* Supplied records

****************

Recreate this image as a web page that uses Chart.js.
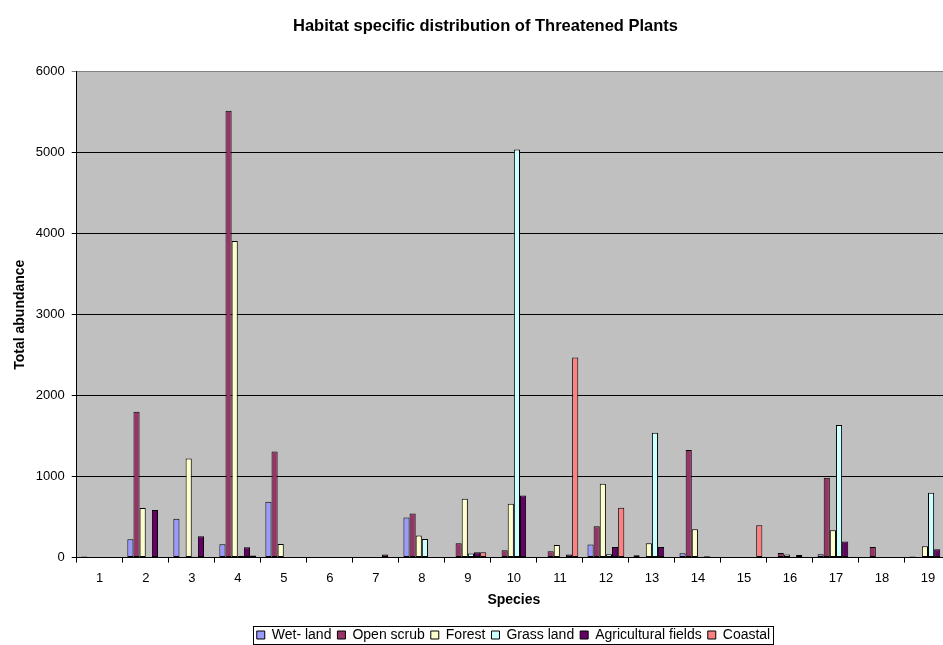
<!DOCTYPE html>
<html>
<head>
<meta charset="utf-8">
<script src="https://cdn.jsdelivr.net/npm/chart.js@4/dist/chart.umd.min.js"></script>
<style>
  body { margin: 0; background: #fff; overflow: hidden; }
  #wrap { width: 970px; height: 645px; }
</style>
</head>
<body>
<div id="wrap"><canvas id="myChart"></canvas></div>
<script>
/****data*****/
const species = ['1','2','3','4','5','6','7','8','9','10','11','12','13','14','15','16','17','18','19'];
const wetLand     = [15, 228, 479, 166, 690, 0, 0, 495, 0, 5, 0, 161, 30, 54, 0, 3, 42, 0, 15];
const openScrub   = [0, 1802, 0, 5520, 1311, 8, 0, 544, 178, 92, 79, 388, 0, 1328, 0, 58, 986, 132, 0];
const forest      = [0, 612, 1223, 3910, 169, 5, 0, 272, 726, 664, 157, 912, 178, 351, 0, 37, 339, 0, 141];
const grassLand   = [0, 0, 10, 20, 0, 0, 0, 231, 50, 5040, 0, 42, 1542, 10, 0, 0, 1638, 0, 800];
const agriculture = [0, 587, 265, 129, 0, 0, 37, 0, 67, 767, 37, 132, 132, 17, 0, 33, 198, 0, 104];
const coastal     = [0, 0, 0, 25, 0, 0, 0, 0, 67, 0, 2470, 615, 8, 0, 401, 0, 0, 0, 0];
const yTicks = [0, 1000, 2000, 3000, 4000, 5000, 6000];
/*****************/

Chart.defaults.font.family = "'Liberation Sans', Arial, sans-serif";
Chart.defaults.color = '#000';

// grey plot area like the Excel original
const plotBackground = {
  id: 'plotBackground',
  beforeDraw(chart) {
    const {ctx, chartArea: a} = chart;
    ctx.save();
    ctx.fillStyle = '#C0C0C0';
    ctx.fillRect(a.left, a.top, a.width, a.height);
    ctx.restore();
  }
};

// nudge title and legend right and put a box round the legend
const legendBox = {
  id: 'legendBox',
  afterLayout(chart) {
    chart.titleBlock.left += 10;
    chart.titleBlock.right += 10;
    chart.legend.left += 38;
    chart.legend.right += 38;
  },
  afterDraw(chart) {
    const boxes = chart.legend.legendHitBoxes;
    if (!boxes.length) return;
    const x1 = Math.min(...boxes.map(b => b.left)) - 4;
    const x2 = Math.max(...boxes.map(b => b.left + b.width)) + 3;
    const y1 = Math.min(...boxes.map(b => b.top)) - 2;
    const y2 = Math.max(...boxes.map(b => b.top + b.height)) + 2;
    const ctx = chart.ctx;
    ctx.save();
    ctx.strokeStyle = '#000';
    ctx.lineWidth = 1;
    ctx.strokeRect(Math.round(x1) + 0.5, Math.round(y1) + 0.5, Math.round(x2 - x1), Math.round(y2 - y1));
    ctx.restore();
  }
};

const barStyle = {borderColor: '#000', borderWidth: 1, borderSkipped: false};

const data = {
  labels: species,
  datasets: [
    {label: 'Wet- land', data: wetLand, backgroundColor: '#9999FF', ...barStyle},
    {label: 'Open scrub', data: openScrub, backgroundColor: '#993366', ...barStyle},
    {label: 'Forest', data: forest, backgroundColor: '#FFFFCC', ...barStyle},
    {label: 'Grass land', data: grassLand, backgroundColor: '#CCFFFF', ...barStyle},
    {label: 'Agricultural fields', data: agriculture, backgroundColor: '#660066', ...barStyle},
    {label: 'Coastal', data: coastal, backgroundColor: '#FF8080', ...barStyle}
  ]
};

const config = {
  type: 'bar',
  data: data,
  options: {
    responsive: true,
    maintainAspectRatio: false,
    animation: false,
    datasets: {bar: {categoryPercentage: 0.8, barPercentage: 1}},
    layout: {padding: {left: 0, right: 19, top: 0, bottom: -7}},
    plugins: {
      title: {
        display: true,
        text: 'Habitat specific distribution of Threatened Plants',
        font: {size: 16.5, weight: 'bold'},
        padding: {top: 17, bottom: 35}
      },
      legend: {
        position: 'bottom',
        labels: {boxWidth: 8, boxHeight: 8, padding: 6, font: {size: 14}}
      },
      tooltip: {enabled: false}
    },
    scales: {
      x: {
        grid: {offset: true, drawOnChartArea: false, tickLength: 5, color: '#000'},
        border: {color: '#000'},
        ticks: {padding: 8, font: {size: 13}},
        title: {display: true, text: 'Species', font: {size: 14, weight: 'bold'}, padding: {top: -2, bottom: 13}}
      },
      y: {
        min: yTicks[0],
        max: yTicks[yTicks.length - 1],
        afterBuildTicks(scale) { scale.ticks = yTicks.map(v => ({value: v})); },
        grid: {
          tickLength: 5,
          color: ctx => ctx.tick && ctx.tick.value === 6000 ? '#808080' : '#000'
        },
        border: {color: '#000'},
        ticks: {padding: 7, font: {size: 13}, callback: v => String(v)},
        title: {display: true, text: 'Total abundance', font: {size: 14, weight: 'bold'}, padding: {top: 12, bottom: 0}}
      }
    }
  },
  plugins: [plotBackground, legendBox]
};

var myChart = new Chart(document.getElementById('myChart'), config);
</script>
</body>
</html>
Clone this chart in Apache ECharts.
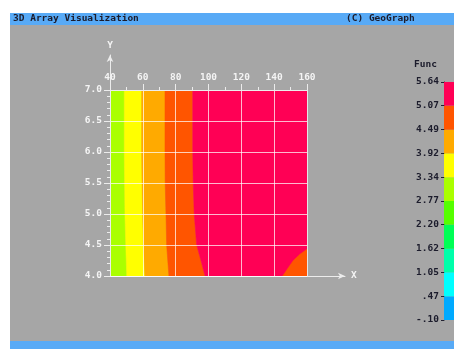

****************

* What you will do
Copy out all lines from the material above that contain the string "this".

* Full solution
Recreate this image as a web page that uses Chart.js.
Clone this chart in Apache ECharts.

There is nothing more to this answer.